### Material for the task
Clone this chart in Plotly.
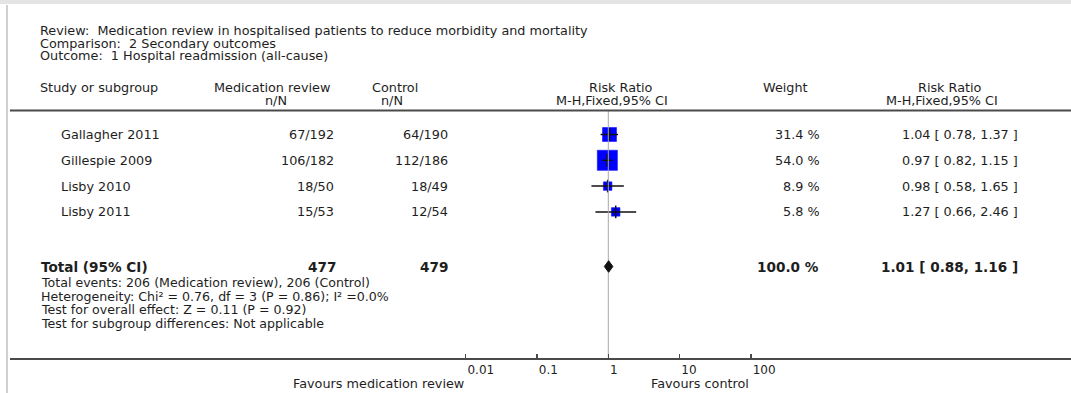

--

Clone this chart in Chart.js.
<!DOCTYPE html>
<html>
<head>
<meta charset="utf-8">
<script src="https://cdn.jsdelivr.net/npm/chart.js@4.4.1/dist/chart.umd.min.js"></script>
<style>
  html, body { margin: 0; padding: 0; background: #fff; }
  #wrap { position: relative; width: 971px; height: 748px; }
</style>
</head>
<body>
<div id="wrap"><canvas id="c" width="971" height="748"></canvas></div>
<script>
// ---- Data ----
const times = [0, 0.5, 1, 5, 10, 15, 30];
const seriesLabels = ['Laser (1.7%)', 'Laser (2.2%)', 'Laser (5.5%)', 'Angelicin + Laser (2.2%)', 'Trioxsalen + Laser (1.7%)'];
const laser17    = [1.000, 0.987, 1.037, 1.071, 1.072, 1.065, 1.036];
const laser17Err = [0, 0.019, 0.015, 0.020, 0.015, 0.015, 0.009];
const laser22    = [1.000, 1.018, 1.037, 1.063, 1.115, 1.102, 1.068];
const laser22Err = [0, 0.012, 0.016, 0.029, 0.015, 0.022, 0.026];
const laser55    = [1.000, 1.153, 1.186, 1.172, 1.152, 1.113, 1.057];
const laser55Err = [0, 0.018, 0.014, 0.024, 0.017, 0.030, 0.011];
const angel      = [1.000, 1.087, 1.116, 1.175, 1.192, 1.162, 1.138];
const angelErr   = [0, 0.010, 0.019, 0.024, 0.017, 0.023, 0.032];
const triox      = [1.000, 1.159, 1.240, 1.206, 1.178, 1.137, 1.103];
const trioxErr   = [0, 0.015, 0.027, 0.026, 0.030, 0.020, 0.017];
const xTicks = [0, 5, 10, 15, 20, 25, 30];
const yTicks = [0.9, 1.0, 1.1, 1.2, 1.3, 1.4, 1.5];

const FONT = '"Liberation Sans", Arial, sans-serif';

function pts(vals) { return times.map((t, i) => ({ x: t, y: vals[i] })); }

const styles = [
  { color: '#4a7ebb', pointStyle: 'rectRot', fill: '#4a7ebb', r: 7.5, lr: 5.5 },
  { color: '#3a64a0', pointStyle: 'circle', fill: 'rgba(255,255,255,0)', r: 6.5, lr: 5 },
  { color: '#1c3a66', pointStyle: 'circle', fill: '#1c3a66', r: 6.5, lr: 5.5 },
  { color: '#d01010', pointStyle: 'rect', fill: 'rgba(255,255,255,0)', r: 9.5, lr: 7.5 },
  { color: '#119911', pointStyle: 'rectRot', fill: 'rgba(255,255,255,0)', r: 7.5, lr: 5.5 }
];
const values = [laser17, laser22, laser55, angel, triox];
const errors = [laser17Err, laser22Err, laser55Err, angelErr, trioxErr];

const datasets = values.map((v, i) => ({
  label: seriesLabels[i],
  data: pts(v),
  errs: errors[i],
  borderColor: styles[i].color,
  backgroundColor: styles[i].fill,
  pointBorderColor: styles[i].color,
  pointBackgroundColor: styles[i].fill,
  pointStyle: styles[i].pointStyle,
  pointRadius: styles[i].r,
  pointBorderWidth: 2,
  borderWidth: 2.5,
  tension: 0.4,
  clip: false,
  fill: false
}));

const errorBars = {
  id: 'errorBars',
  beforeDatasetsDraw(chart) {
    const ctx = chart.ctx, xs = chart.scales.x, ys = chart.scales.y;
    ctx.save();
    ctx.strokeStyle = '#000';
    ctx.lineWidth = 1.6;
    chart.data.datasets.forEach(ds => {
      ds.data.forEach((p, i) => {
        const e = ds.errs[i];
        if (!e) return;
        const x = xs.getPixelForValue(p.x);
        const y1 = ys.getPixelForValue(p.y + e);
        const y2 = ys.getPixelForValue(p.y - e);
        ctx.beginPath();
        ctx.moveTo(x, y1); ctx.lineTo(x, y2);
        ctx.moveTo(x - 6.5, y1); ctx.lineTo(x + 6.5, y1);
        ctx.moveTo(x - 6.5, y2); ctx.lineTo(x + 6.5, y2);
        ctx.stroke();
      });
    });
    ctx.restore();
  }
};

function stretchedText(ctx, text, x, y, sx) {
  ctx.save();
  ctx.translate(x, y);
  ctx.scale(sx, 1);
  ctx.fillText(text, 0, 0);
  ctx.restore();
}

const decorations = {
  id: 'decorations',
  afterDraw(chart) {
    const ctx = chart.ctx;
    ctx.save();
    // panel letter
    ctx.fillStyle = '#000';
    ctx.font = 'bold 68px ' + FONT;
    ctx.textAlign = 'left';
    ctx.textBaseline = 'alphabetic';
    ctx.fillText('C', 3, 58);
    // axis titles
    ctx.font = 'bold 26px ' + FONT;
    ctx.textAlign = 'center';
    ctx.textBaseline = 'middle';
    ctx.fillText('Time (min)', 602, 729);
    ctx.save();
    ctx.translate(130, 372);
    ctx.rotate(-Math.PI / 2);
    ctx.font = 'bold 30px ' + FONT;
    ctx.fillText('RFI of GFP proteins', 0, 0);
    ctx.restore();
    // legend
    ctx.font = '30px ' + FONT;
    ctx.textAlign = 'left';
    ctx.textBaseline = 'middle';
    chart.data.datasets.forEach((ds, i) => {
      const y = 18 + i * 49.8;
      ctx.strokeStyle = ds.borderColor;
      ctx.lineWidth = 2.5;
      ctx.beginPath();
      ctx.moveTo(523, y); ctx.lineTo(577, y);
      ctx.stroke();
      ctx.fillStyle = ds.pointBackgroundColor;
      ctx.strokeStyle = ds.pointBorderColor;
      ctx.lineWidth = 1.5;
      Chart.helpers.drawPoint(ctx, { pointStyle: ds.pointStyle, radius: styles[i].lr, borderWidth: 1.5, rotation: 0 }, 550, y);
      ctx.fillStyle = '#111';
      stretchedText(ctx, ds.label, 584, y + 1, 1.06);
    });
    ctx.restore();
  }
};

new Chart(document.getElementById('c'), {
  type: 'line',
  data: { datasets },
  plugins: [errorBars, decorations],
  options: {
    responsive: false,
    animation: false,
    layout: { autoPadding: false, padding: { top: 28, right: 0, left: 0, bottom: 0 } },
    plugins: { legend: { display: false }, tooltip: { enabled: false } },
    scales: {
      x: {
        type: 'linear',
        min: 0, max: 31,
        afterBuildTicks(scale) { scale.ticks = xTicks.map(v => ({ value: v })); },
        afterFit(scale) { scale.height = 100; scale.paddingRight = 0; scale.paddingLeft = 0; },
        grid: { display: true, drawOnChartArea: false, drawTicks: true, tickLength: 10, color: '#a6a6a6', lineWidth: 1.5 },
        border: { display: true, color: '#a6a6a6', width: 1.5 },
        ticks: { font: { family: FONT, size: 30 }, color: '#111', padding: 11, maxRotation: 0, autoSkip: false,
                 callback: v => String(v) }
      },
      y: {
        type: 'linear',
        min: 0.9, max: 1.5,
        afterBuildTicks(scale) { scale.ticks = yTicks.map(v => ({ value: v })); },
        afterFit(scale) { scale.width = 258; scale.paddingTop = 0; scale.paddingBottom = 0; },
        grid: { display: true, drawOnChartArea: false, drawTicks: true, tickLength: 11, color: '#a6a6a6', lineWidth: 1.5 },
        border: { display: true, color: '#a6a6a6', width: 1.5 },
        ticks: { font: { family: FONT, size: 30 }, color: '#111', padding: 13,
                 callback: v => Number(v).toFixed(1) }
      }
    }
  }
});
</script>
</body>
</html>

### Stated task
Your task is to list each line of the records with the word "Clone".

### Worked answer
Clone this chart in Plotly.
Clone this chart in Chart.js.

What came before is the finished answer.